Ph.D Thesis | |

Ph.D Student | Moran Shay |
---|---|

Subject | Generalization and Simplification in Machine Learning |

Department | Department of Computer Science |

Supervisors | PROF. Amir Yehudayoff |

ASSOCIATE PROF. Amir Shpilka | |

Full Thesis text |

Generalization and simplifcation are deeply related: simpler explanations often reveal

principles that apply more generally, and predictive scientific theories often boil down

to a few simple (and deep) laws. This work studies the “generalization -
simplification” link within the formal setting of machine learning. It focuses
on sample compression schemes - a type of learning algorithms that possess a
certain “simplification” property. Roughly speaking, a sample compression
scheme of size *k* means that given an arbitrary list of labeled examples,
one can retain only *k* of them in a way that allows to recover the labels
of all other examples in the list.

Littlestone and Warmuth (1986) defined sample compression schemes in the context

of binary classification. They showed that
compression implies generalization, and asked whether the other direction
holds. The first part of this work gives an affirmative answer to this
question, by showing that every hypothesis class with VC-dimension *d* has
a sample compression scheme of size exponential in *d*.
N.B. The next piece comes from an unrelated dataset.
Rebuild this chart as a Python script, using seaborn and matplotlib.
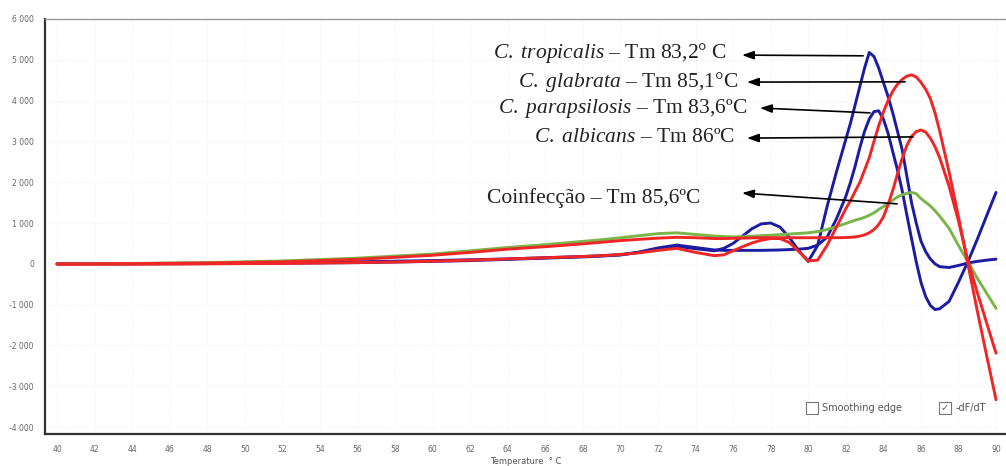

The second part of this work extends the “compressibility - learnability” connection

beyond binary classification. We first consider the
setting of multiclass categorization: we prove that learnability is equivalent
to compression of logarithmic sample size and that the uniform convergence
property implies compression of constant size. We use the compressibility - learnability
equivalence to show that (*i*) for multiclass categorization, PAC and
agnostic PAC learnability are equivalent, and (*ii*) to derive a
compactness theorem for learnability. We then consider supervised learning
under general loss functions: we show that in this case, in order to maintain
the compressibility - learnability equivalence, it is necessary to consider an
approximate variant of compression. We use it to show that PAC and agnostic PAC
are not equivalent, even when the loss function has only three values.
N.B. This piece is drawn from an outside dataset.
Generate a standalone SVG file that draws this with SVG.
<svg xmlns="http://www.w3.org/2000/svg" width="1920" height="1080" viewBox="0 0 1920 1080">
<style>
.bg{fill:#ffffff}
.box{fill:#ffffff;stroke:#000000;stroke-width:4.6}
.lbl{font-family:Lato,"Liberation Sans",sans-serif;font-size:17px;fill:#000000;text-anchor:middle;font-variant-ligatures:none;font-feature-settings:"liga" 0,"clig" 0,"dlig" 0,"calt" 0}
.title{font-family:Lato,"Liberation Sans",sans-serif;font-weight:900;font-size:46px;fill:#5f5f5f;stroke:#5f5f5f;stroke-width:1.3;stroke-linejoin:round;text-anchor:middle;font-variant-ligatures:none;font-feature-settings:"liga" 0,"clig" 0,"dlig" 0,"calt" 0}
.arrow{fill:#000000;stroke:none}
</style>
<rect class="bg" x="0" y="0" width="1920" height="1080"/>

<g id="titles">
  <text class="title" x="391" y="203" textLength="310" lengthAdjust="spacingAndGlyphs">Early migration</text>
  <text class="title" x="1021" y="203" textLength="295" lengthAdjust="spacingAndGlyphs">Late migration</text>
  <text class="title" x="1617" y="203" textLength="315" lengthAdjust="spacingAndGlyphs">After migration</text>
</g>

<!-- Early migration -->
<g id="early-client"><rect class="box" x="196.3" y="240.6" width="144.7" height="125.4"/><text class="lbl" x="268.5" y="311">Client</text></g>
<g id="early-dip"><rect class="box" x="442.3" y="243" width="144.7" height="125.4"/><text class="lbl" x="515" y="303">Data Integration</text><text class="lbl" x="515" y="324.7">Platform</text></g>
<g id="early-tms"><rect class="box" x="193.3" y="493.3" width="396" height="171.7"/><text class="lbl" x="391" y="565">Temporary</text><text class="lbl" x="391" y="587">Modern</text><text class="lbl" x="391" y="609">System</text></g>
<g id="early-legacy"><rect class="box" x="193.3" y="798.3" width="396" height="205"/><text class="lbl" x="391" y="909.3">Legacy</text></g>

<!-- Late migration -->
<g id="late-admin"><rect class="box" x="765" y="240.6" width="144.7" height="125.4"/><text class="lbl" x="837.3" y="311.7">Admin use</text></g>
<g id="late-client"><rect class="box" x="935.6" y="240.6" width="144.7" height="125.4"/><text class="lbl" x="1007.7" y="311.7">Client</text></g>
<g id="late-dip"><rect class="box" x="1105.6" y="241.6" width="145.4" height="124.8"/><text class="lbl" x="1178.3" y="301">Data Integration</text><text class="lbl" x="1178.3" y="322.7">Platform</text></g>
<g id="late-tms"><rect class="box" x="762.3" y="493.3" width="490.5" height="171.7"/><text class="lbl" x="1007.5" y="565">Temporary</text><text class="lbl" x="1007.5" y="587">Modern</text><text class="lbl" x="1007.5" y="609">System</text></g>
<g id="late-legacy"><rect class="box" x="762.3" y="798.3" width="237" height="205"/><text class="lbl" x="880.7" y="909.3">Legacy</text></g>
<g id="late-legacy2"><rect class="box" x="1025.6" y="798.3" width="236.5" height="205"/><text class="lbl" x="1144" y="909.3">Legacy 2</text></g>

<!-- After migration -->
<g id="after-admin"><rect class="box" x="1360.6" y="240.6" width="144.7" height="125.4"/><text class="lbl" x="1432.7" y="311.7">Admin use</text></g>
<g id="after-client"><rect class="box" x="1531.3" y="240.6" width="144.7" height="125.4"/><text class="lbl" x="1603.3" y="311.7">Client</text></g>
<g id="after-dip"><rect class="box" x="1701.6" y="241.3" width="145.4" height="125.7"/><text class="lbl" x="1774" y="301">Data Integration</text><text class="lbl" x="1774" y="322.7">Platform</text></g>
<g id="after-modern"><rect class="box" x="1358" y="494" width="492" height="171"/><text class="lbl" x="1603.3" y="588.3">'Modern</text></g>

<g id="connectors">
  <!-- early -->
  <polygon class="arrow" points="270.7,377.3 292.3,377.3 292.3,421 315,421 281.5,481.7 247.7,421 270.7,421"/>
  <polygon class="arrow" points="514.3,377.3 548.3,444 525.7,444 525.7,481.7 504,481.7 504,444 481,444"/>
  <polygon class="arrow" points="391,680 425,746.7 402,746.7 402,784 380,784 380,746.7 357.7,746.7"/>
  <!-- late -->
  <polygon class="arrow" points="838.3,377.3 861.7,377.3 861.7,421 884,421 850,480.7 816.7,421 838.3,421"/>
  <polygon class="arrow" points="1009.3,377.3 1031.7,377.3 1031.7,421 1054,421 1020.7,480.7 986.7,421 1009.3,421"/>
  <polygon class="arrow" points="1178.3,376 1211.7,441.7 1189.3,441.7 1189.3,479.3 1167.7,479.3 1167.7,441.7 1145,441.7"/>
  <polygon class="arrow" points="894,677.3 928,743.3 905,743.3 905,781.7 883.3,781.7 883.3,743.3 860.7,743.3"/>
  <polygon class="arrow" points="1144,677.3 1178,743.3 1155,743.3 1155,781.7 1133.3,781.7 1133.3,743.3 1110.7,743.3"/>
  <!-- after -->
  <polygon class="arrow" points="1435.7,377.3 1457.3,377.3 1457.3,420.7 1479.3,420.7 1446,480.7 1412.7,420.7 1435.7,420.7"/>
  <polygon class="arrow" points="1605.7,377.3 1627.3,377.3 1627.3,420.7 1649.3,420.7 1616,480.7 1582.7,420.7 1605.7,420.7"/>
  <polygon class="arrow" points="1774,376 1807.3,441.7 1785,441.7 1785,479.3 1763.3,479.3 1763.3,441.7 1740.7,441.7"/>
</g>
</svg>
The last part of this work addresses the power of SVM and kernel machines - a

well-studied family of sample compression learning algorithms that is highly used in

practice. We study the question “Which learnable problems can be represented in a way that enables learning by SVM?". Technically, this question boils down to relating two quantities: the VC-dimension and the sign rank. The connection we establish between these parameters has numerous implications to other fields such as complexity theory, combinatorics, and geometry; for example, it allows us to answer a question of Frankl from '89 and a question of Ben-David et al. from '02 about maximum classes.